September 15 through October 31, 2016
What are YOU afraid of? Something Scary, a family friendly, somewhat wacky exploration of fears and phobias, will be on view at the Berkshire Museum September 15 through October 31, 2016. The exhibition will open Thursday evening, September 15, from 5 to 8 pm, when admission to the Museum is free in conjunction with Pittsfield’s Third Thursday festival.
Dare to discover how much fun scary can be!
Something Scary was developed at the Berkshire Museum by guest curator Kirsti Scutt Edwards, director of curatorial affairs Maria Mingalone, and exhibitions manager Jason Verchot. Something Scary is sponsored in part by Berkshire Magazine.
Visitors exploring their terrors and trepidations in the Something Scary galleries will encounter the eerie “wall of shadows” and other chilling experiences, including a torture chamber filled with menacing weapons and skeletons and an interactive Ouija board station offering opportunities to commune with otherworldly spirits.
“As the former exhibitions manager at the Berkshire Museum, I spent a lot of time mining our collection and often freaking myself out in the process,” says Edwards. “This exhibition came out of an idea of exhibiting all of the scary things we would come across in storage while working with the collections.”
Something Scary features fascinating and fearsome objects from the Museum’s eclectic collection, from a witch’s broom to a pit of snakes and even real owl and tarantula specimens.

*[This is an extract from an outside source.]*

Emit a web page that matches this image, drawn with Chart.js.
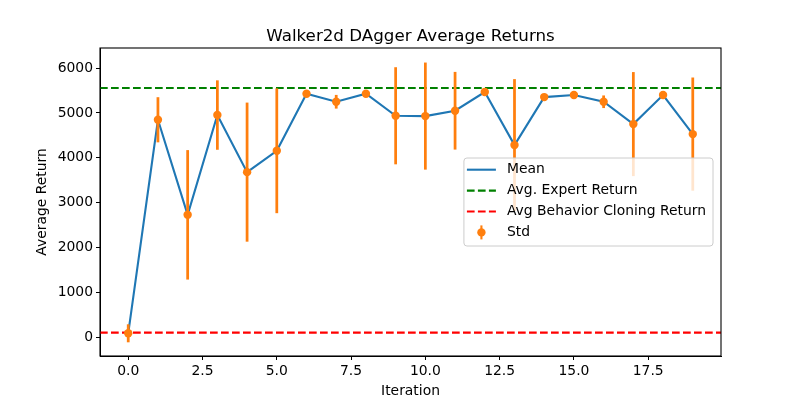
<!DOCTYPE html>
<html lang="en">
<head>
    <meta charset="UTF-8">
    <title>Walker2d DAgger Average Returns</title>
    <script src="https://cdn.jsdelivr.net/npm/chart.js"></script>
    <style>
        body {
            margin: 0;
            background: #fff;
        }
    </style>
</head>
<body>
    <canvas id="returnsChart" width="800" height="400"></canvas>

    <script>
        // values
        const iterations = [0, 1, 2, 3, 4, 5, 6, 7, 8, 9, 10, 11, 12, 13, 14, 15, 16, 17, 18, 19];
        const meanReturns = [97, 4848, 2733, 4953, 3683, 4158, 5427, 5249, 5427, 4937, 4930, 5049, 5465, 4285, 5353, 5398, 5249, 4752, 5398, 4529];
        const stdReturns = [193, 495, 1433, 765, 1540, 1381, 60, 145, 60, 1073, 1184, 857, 80, 1460, 60, 60, 133, 1150, 60, 1252];
        const expertReturn = 5554;
        const bcReturn = 111;
        const xTicks = [0, 2.5, 5, 7.5, 10, 12.5, 15, 17.5];
        const yTicks = [0, 1000, 2000, 3000, 4000, 5000, 6000];
        const xRange = [-0.95, 19.95];
        const yRange = [-408, 6445];

        const FONT = '"DejaVu Sans", sans-serif';
        const BLUE = '#1f77b4';
        const ORANGE = '#ff7f0e';

        const legendItems = [
            { label: 'Mean', kind: 'line', color: BLUE },
            { label: 'Avg. Expert Return', kind: 'dash', color: '#008000' },
            { label: 'Avg Behavior Cloning Return', kind: 'dash', color: '#ff0000' },
            { label: 'Std', kind: 'err', color: ORANGE }
        ];

        // box around the axes + title on the axes centre
        const framePlugin = {
            id: 'frame',
            afterDraw(chart) {
                const { ctx, chartArea: a } = chart;
                ctx.save();
                ctx.strokeStyle = '#000';
                ctx.lineWidth = 1.1;
                ctx.strokeRect(a.left, a.top, a.right - a.left, a.bottom - a.top);
                ctx.fillStyle = '#000';
                ctx.font = '16.7px ' + FONT;
                ctx.textAlign = 'center';
                ctx.textBaseline = 'alphabetic';
                ctx.fillText('Walker2d DAgger Average Returns', (a.left + a.right) / 2, a.top - 7);
                ctx.restore();
            }
        };

        // matplotlib-like legend, center right inside the axes
        const legendPlugin = {
            id: 'mplLegend',
            afterDraw(chart) {
                const { ctx, chartArea: a } = chart;
                ctx.save();
                ctx.font = '13.9px ' + FONT;
                let maxW = 0;
                legendItems.forEach(it => { maxW = Math.max(maxW, ctx.measureText(it.label).width); });
                const w = 43 + maxW + 7;
                const h = 88;
                const x = a.right - 8 - w;
                const y = (a.top + a.bottom) / 2 - h / 2;

                ctx.beginPath();
                ctx.roundRect(x, y, w, h, 3);
                ctx.fillStyle = 'rgba(255,255,255,0.8)';
                ctx.fill();
                ctx.strokeStyle = '#cccccc';
                ctx.lineWidth = 1;
                ctx.stroke();

                legendItems.forEach((it, i) => {
                    const ry = y + 11.7 + i * 20.9;
                    ctx.strokeStyle = it.color;
                    ctx.fillStyle = it.color;
                    ctx.lineWidth = 2.1;
                    if (it.kind === 'line' || it.kind === 'dash') {
                        ctx.setLineDash(it.kind === 'dash' ? [7.7, 3.3] : []);
                        ctx.beginPath();
                        ctx.moveTo(x + 3, ry);
                        ctx.lineTo(x + 32, ry);
                        ctx.stroke();
                        ctx.setLineDash([]);
                    } else {
                        const cx = x + 17.5;
                        ctx.beginPath();
                        ctx.moveTo(cx, ry - 7);
                        ctx.lineTo(cx, ry + 7);
                        ctx.stroke();
                        ctx.beginPath();
                        ctx.arc(cx, ry, 4.2, 0, Math.PI * 2);
                        ctx.fill();
                    }
                    ctx.fillStyle = '#000';
                    ctx.textAlign = 'left';
                    ctx.textBaseline = 'middle';
                    ctx.fillText(it.label, x + 43, ry);
                });
                ctx.restore();
            }
        };

        const ctx = document.getElementById('returnsChart').getContext('2d');
        new Chart(ctx, {
            type: 'line',
            data: {
                datasets: [
                    {
                        label: 'Avg. Expert Return',
                        data: xRange.map(x => ({ x: x, y: expertReturn })),
                        borderColor: '#008000',
                        borderWidth: 2.1,
                        borderDash: [7.7, 3.3],
                        pointRadius: 0,
                        order: 4
                    },
                    {
                        label: 'Avg Behavior Cloning Return',
                        data: xRange.map(x => ({ x: x, y: bcReturn })),
                        borderColor: '#ff0000',
                        borderWidth: 2.1,
                        borderDash: [7.7, 3.3],
                        pointRadius: 0,
                        order: 3
                    },
                    {
                        label: 'Mean',
                        data: iterations.map((x, i) => ({ x: x, y: meanReturns[i] })),
                        borderColor: BLUE,
                        borderWidth: 2.1,
                        pointRadius: 0,
                        tension: 0,
                        order: 2
                    },
                    {
                        type: 'bar',
                        label: 'Std',
                        data: iterations.map((x, i) => ({ x: x, y: [meanReturns[i] - stdReturns[i], meanReturns[i] + stdReturns[i]] })),
                        backgroundColor: ORANGE,
                        borderWidth: 0,
                        barThickness: 2.1,
                        order: 1
                    },
                    {
                        label: 'Std markers',
                        data: iterations.map((x, i) => ({ x: x, y: meanReturns[i] })),
                        showLine: false,
                        pointRadius: 4.2,
                        pointBackgroundColor: ORANGE,
                        pointBorderWidth: 0,
                        order: 0
                    }
                ]
            },
            options: {
                responsive: false,
                animation: false,
                devicePixelRatio: 1,
                layout: {
                    padding: { top: 48, right: 79, left: 0, bottom: 0 }
                },
                plugins: {
                    legend: { display: false },
                    tooltip: { enabled: false }
                },
                scales: {
                    x: {
                        type: 'linear',
                        min: xRange[0],
                        max: xRange[1],
                        offset: false,
                        afterBuildTicks: scale => { scale.ticks = xTicks.map(v => ({ value: v })); },
                        afterFit: scale => { scale.height = 44; },
                        grid: { offset: false, drawOnChartArea: false, color: '#000', tickLength: 4, tickWidth: 1 },
                        border: { color: '#000', width: 1 },
                        ticks: {
                            color: '#000',
                            padding: 3,
                            maxRotation: 0,
                            font: { family: FONT, size: 13.9 },
                            callback: v => v.toFixed(1)
                        },
                        title: {
                            display: true,
                            text: 'Iteration',
                            color: '#000',
                            font: { family: FONT, size: 13.9 },
                            padding: { top: 0, bottom: 0 }
                        }
                    },
                    y: {
                        min: yRange[0],
                        max: yRange[1],
                        afterBuildTicks: scale => { scale.ticks = yTicks.map(v => ({ value: v })); },
                        afterFit: scale => { scale.width = 100; },
                        grid: { drawOnChartArea: false, color: '#000', tickLength: 4, tickWidth: 1 },
                        border: { color: '#000', width: 1 },
                        ticks: {
                            color: '#000',
                            padding: 3,
                            font: { family: FONT, size: 13.9 },
                            callback: v => String(v)
                        },
                        title: {
                            display: true,
                            text: 'Average Return',
                            color: '#000',
                            font: { family: FONT, size: 13.9 },
                            padding: { top: 34, bottom: 0 }
                        }
                    }
                }
            },
            plugins: [framePlugin, legendPlugin]
        });
    </script>
</body>
</html>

A dark and gloomy seventeenth-century oil painting depicts a somber Dutch family, attired all in black, whose eyes seem to peer out at museum-goers in the gallery. Daggers and pikes from the past hint at a history of violence while spooky antique china dolls with glass eyes stare balefully at visitors, evoking an atmosphere of foreboding.
Objects from the Museum’s fine art collection that enhance the dark atmosphere of the exhibition include an etching by James A.M. Whistler depicting an eerie night scene; a drawing and two woodcuts by Kaethe Kollwitz; and several lithographs by John James Audubon, including depictions of a rat and a wolverine.
Items from a mad scientist’s laboratory and an assortment of truly unusual animal specimens are among the frightful vignettes to be explored. Visitors will be able to vote for their own particular fears, whether blood, heights, public speaking, ghosts and ghouls, the number 13, or things that “go bump in the night.”